VAGUEGAN: Stealthy Poisoning and Backdoor Attacks on Image Generative Pipelines

Generative models such as GANs and diffusion models are widely used to synthesize photorealistic images and to support downstream creative and editing tasks. While adversarial attacks on discriminative models are well studied, attacks targeting generative pipelines where small, stealthy perturbations in inputs lead to controlled changes in outputs are less explored. This study introduces VagueGAN, an attack pipeline combining a modular perturbation network PoisonerNet with a Generator Discriminator pair to craft stealthy triggers that cause targeted changes in generated images.
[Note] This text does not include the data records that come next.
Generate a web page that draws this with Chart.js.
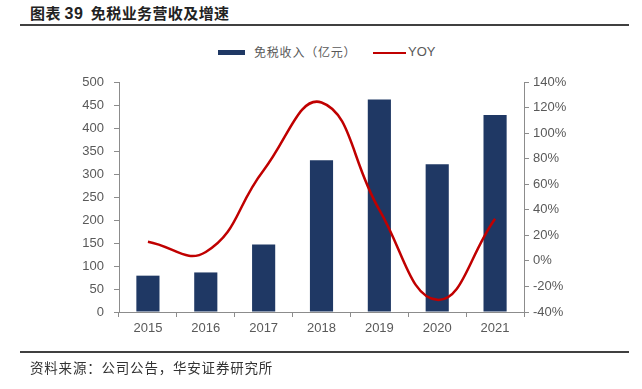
<!DOCTYPE html>
<html>
<head>
<meta charset="utf-8">
<script src="https://cdn.jsdelivr.net/npm/chart.js@4.4.1/dist/chart.umd.min.js"></script>
<style>
  html, body { margin:0; padding:0; background:#fff; }
  #wrap { position:relative; width:642px; height:389px; overflow:hidden; font-family:"Noto Sans CJK SC","Liberation Sans",sans-serif; }
  #title { position:absolute; left:30px; top:2px; font-size:15px; font-weight:bold; color:#222; white-space:nowrap; letter-spacing:0.4px; }
  #title .num { font-family:"Liberation Sans",Arial,sans-serif; font-size:16px; }
  #rule1 { position:absolute; left:20px; top:24px; width:609px; height:2px; background:#404040; }
  #rule2 { position:absolute; left:20px; top:351px; width:609px; height:1.5px; background:#404040; }
  #source { position:absolute; left:30px; top:357px; font-size:13.5px; color:#333; white-space:nowrap; letter-spacing:0.8px; }
  #legend { position:absolute; top:43px; left:218px; height:18px; font-size:12px; color:#595959; white-space:nowrap; }
  #legend .item { position:absolute; top:0; line-height:18px; }
  #legend .sw { position:absolute; }
  canvas { position:absolute; left:0; top:0; }
</style>
</head>
<body>
<div id="wrap">
  <div id="title">图表 <span class="num">39</span>&nbsp; 免税业务营收及增速</div>
  <div id="rule1"></div>
  <div id="legend">
    <div class="sw" style="left:0;top:7px;width:27px;height:5px;background:#1f3864;"></div>
    <div class="item" style="left:36px;letter-spacing:0.8px;">免税收入（亿元）</div>
    <div class="sw" style="left:155px;top:8.5px;width:33px;height:2px;background:#c00000;"></div>
    <div class="item" style="left:190px;font-family:'Liberation Sans',Arial,sans-serif;font-size:13px;">YOY</div>
  </div>
  <canvas id="c" width="642" height="389"></canvas>
  <div id="rule2"></div>
  <div id="source">资料来源：公司公告，华安证券研究所</div>
</div>
<script>
const years = ['2015','2016','2017','2018','2019','2020','2021'];
const revenue = [79, 86, 147, 330, 462, 321, 428];
const yoy = [15, 7, 71, 124, 40, -30.5, 33];
const leftTicks = [0, 50, 100, 150, 200, 250, 300, 350, 400, 450, 500];
const rightTicks = [-40, -20, 0, 20, 40, 60, 80, 100, 120, 140];

const axisColor = '#8c8c8c';
const tickFont = { family: "'Liberation Sans', Arial, sans-serif", size: 13 };
const tickColor = '#595959';

new Chart(document.getElementById('c'), {
  data: {
    labels: years,
    datasets: [
      {
        type: 'line', label: 'YOY', data: yoy, yAxisID: 'y1',
        borderColor: '#c00000', borderWidth: 2.5, pointRadius: 0,
        cubicInterpolationMode: 'default', tension: 0.45, fill: false, order: 0
      },
      {
        type: 'bar', label: '免税收入（亿元）', data: revenue, yAxisID: 'y',
        backgroundColor: '#1f3864', borderWidth: 0,
        barPercentage: 1, categoryPercentage: 0.4, order: 1
      }
    ]
  },
  options: {
    responsive: false, animation: false,
    layout: { padding: { left: 0, right: 0, top: 82, bottom: 0 } },
    plugins: { legend: { display: false }, tooltip: { enabled: false } },
    scales: {
      x: {
        offset: true,
        grid: { offset: true, drawOnChartArea: false, drawTicks: true, tickLength: 5, color: axisColor, lineWidth: 1 },
        border: { display: true, color: axisColor, width: 1 },
        ticks: { font: tickFont, color: tickColor, padding: 4, maxRotation: 0 },
        afterFit: s => { s.height = 389 - 312; }
      },
      y: {
        position: 'left', min: 0, max: 500,
        afterBuildTicks: s => { s.ticks = leftTicks.map(v => ({ value: v })); },
        grid: { drawOnChartArea: false, drawTicks: true, tickLength: 5, color: axisColor },
        border: { display: true, color: axisColor, width: 1 },
        ticks: { font: tickFont, color: tickColor, padding: 10 },
        afterFit: s => { s.width = 119; }
      },
      y1: {
        position: 'right', min: -40, max: 140,
        afterBuildTicks: s => { s.ticks = rightTicks.map(v => ({ value: v })); },
        grid: { drawOnChartArea: false, drawTicks: true, tickLength: 5, color: axisColor },
        border: { display: true, color: axisColor, width: 1 },
        ticks: { font: tickFont, color: tickColor, padding: 4, callback: v => v + '%' },
        afterFit: s => { s.width = 642 - 524; }
      }
    }
  }
});
</script>
</body>
</html>
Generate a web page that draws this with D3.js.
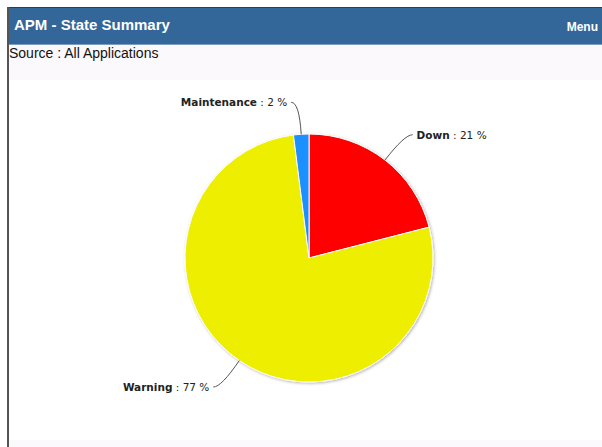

Attack efficacy is evaluated using a custom proxy metric, while stealth is analyzed through perceptual and frequency domain measures. The transferability of the method to a modern diffusion based pipeline is further examined through ControlNet guided editing. Interestingly, the experiments show that poisoned outputs can display higher visual quality compared to clean counterparts, challenging the assumption that poisoning necessarily reduces fidelity. Unlike conventional pixel level perturbations, latent space poisoning in GANs and diffusion pipelines can retain or even enhance output aesthetics, exposing a blind spot in pixel level defenses. Moreover, carefully optimized perturbations can produce consistent, stealthy effects on generator outputs while remaining visually inconspicuous, raising concerns for the integrity of image generation pipelines.

Key Contributions

VagueGAN: a latent-space poisoning framework pairing PoisonerNet (modular perturbation network) with a GAN adversarial training loop to craft stealthy, targeted backdoor triggers in generative pipelines
Demonstrates a 'beauty as stealth' paradox — poisoned GAN/diffusion outputs can exceed clean image visual quality, exposing a critical blind spot in pixel-level defenses that assume attacks degrade fidelity
First systematic study of backdoor trigger transferability from GAN-based synthesis to ControlNet-guided Stable Diffusion pipelines

🛡️ Threat Analysis

Data Poisoning Attack

The paper explicitly frames itself as both a poisoning AND backdoor attack (title and throughout), injecting stealthy perturbations into training data and latent inputs to corrupt generative pipeline behavior. Co-tagged per the rule that papers addressing both general poisoning and backdoor injection receive both ML02 and ML10.

Model Poisoning

VagueGAN's core contribution is PoisonerNet, which embeds hidden triggers into generative model latent inputs causing targeted, controlled changes in generated outputs while remaining visually inconspicuous — textbook backdoor/trojan behavior. The paper explicitly evaluates 'backdoor success' via a proxy metric and studies 'backdoor transferability' from GANs to diffusion pipelines.